La production a ralenti au cours des périodes les plus chaudes. « En condition de pousse normale, le pâturage des prairies multi-espèces permet de produire 19 à 20 kg de lait par jour sans aucune complémentation, déclare Marion Andreau de Bio Nouvelle-Aquitaine. La diversification des plantes favorise un couvert dense. »

Ainsi, les prairies constituent le socle de la réussite du système. Elles sont semées le plus tôt possible à l’automne dès que l’humidité est suffisante, parfois même derrière la récolte des céréales. Leur pérennité est de 4 à 5 ans. En ce qui concerne les graminées, le mélange comprend, 2 kg de ray-grass anglais, 2 ha de dactyle, 2 kg de fétuque élevée, et 1 kg de pâturin des prés.

« Le RGA est productif et s’installe vite, mais il est sensible à la sécheresse, explique Mickaël. Le dactyle et la fétuque sont plus résilients. Quant au pâturin, il s’immisce dans les trous et évite aux adventices de coloniser les vides. »

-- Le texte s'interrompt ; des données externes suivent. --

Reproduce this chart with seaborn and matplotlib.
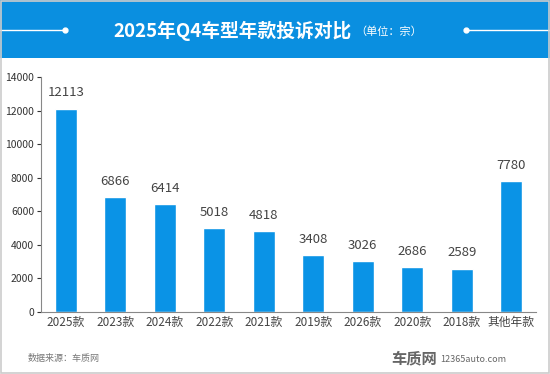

Côté légumineuses, le mélange intègre 5 à 10 kg/ha de luzerne, 5 kg/ha de trèfle violet, et 4 kg/ha de trèfle blanc. En fonction des parcelles, chicorée et plantain sont également ajoutés. Comme les conditions idéales ne sont pas toujours réunies, Mickaël ne lésine pas sur les quantités et prévoit au moins 25 kg de semence/ha (jusqu’à 30 kg). « Le coût est d’environ 250 €/ha, mais c’est un investissement pour plusieurs années », précise Marion Andreau. Des essais de semis sous couvert de méteils ont également donné de bons résultats et pourraient être poursuivis.